To date the technical success of deep, sub-1000m, underground cave mines has proved questionable, with most experiencing some form of underperformance; notably attributed to unforeseen or poorly predicted geohazards or geotechnical related issues, culminating in development and construction delays, loss of resource, reduced production rates and/or higher operating costs than were predicted and relied upon to justify the original capital investment.
The solutions to deep mining challenges do not only reside in new technologies such as mine automation, energy transformation and artificial intelligence, but also in better understanding the fundamental geomechanics that dictate the rock mass response to deep mass mining.
Deep Mining Geoscience Group
Fundamental mining research, particularly in deep mass mining geomechanics, is crucial to focus and accelerate the development of enabling technologies and ensure that they provide a complete solution in guaranteeing the reliability of future underground production.
In an effort to address the technical challenges and risks associated with deep mass mining methods, the WH Bryan Mining Geology Research Centre (BRC), within the Sustainable Minerals Institute (SMI) at The University of Queensland, has formed a ‘Deep Mining Geosciences’ (DMG) group which is tasked with developing a strong industry-collaborative programme of applied mining research and education in the area of Deep Mining Geoscience. The advantage of having the DMG group reside within SMI is that it is well placed to draw on the vast expertise within SMIs multidisciplinary, world-class ESG, geology and mineral processing research centres.
The future of mining large quantities of strategic metals, with copper at its core, lies underground, and the future of underground mining resides predominantly in deep, underground mass mining methods, as only these have the ability to yield the vast quantities required to meet the world’s increasing demand.
To address the challenges associated with deep mass mining, the Deep Mining Geoscience group is well-positioned to play a leading role in mining research that will provide the knowledge required to inform the development of technological enablers. Furthermore, the broader expertise that resides within the SMI will ensure that ESG considerations form part of the research thereby providing more holistic and complete solutions for future deep mass mining.
The Challenge
“High-quality copper is becoming harder to find and extract. As grades decrease, strip ratios rise and deposits get deeper, more water and energy is required for the same amount of copper output.
In order to fully seize the opportunity to be part of a sustainable future we need to minimise our material and environmental footprints. Our focus must be on high quality resources defined by more extractable metal per kilowatt hour and ton of water.

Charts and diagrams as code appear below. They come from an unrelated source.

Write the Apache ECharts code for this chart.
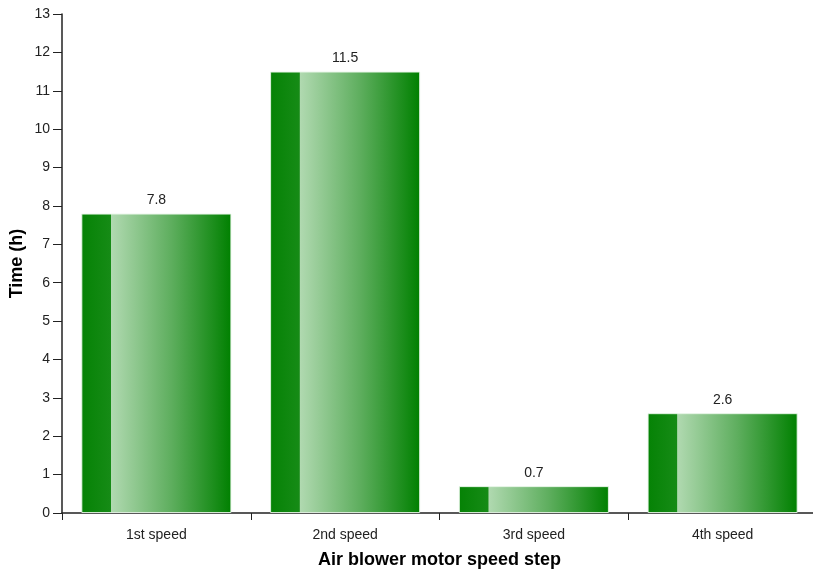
<!DOCTYPE html>
<html><head><meta charset="utf-8">
<script src="https://cdn.jsdelivr.net/npm/echarts@6/dist/echarts.min.js"></script>
<style>html,body{margin:0;padding:0;background:#fff}#c{width:813px;height:575px}</style>
</head><body><div id="c"></div>
<script>
const categories = ['1st speed', '2nd speed', '3rd speed', '4th speed'];
const values = [7.8, 11.5, 0.7, 2.6];
const yTicks = { min: 0, max: 13, interval: 1 };

const barColor = new echarts.graphic.LinearGradient(0, 0, 1, 0, [
  { offset: 0, color: '#058205' },
  { offset: 0.195, color: '#168b16' },
  { offset: 0.2, color: '#b0d9b0' },
  { offset: 0.6, color: '#5eae5e' },
  { offset: 1, color: '#008000' }
]);

const chart = echarts.init(document.getElementById('c'), null, { renderer: 'canvas' });
chart.setOption({
  animation: false,
  textStyle: { fontFamily: 'Liberation Sans, Arial, sans-serif' },
  grid: { left: 62, right: -4, top: 14, bottom: 62, containLabel: false, outerBoundsMode: 'none' },
  xAxis: {
    type: 'category',
    data: categories,
    name: 'Air blower motor speed step',
    nameLocation: 'middle',
    nameGap: 38,
    nameMoveOverlap: false,
    nameTextStyle: { fontSize: 18, fontWeight: 'bold', color: '#000' },
    axisLine: { lineStyle: { color: '#222', width: 1.5 } },
    axisTick: { show: true, length: 7, alignWithLabel: false, lineStyle: { color: '#222' } },
    axisLabel: { fontSize: 14, color: '#222', margin: 15 },
    splitLine: { show: false }
  },
  yAxis: {
    type: 'value',
    min: yTicks.min, max: yTicks.max, interval: yTicks.interval,
    name: 'Time (h)',
    nameLocation: 'middle',
    nameGap: 36,
    nameMoveOverlap: false,
    nameRotate: 90,
    nameTextStyle: { fontSize: 18, fontWeight: 'bold', color: '#000' },
    axisLine: { show: true, lineStyle: { color: '#222', width: 1.5 } },
    axisTick: { show: true, length: 9, lineStyle: { color: '#222' } },
    axisLabel: { fontSize: 14, color: '#222', margin: 12 },
    splitLine: { show: false }
  },
  series: [{
    type: 'bar',
    data: values,
    barWidth: '79.5%',
    itemStyle: { color: barColor, borderColor: 'rgba(230,245,230,0.9)', borderWidth: 1 },
    label: { show: true, position: 'top', fontSize: 14, color: '#222', distance: 6 }
  }]
});
</script></body></html>
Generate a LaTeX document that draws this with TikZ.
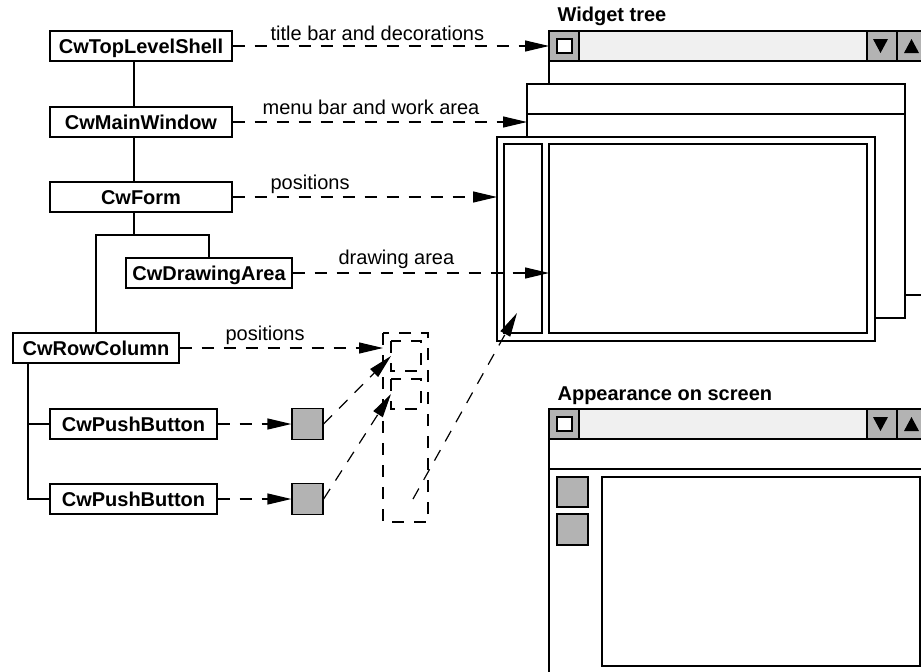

This must now be a key consideration in the exploration and evaluation phase: we must find resources that can become mines, and operate feasibly under higher sustainability standards.”
– Laura Tyler, Chief Technical Officer, BHP
Sustainable Minerals Institute
At SMI, we are working collaboratively with industry and research partners bringing both depth and breadth of expertise to our research and consulting work. We are training the next generation of industry and community leaders through Higher Degrees by Research and through a growing number of professional development programs.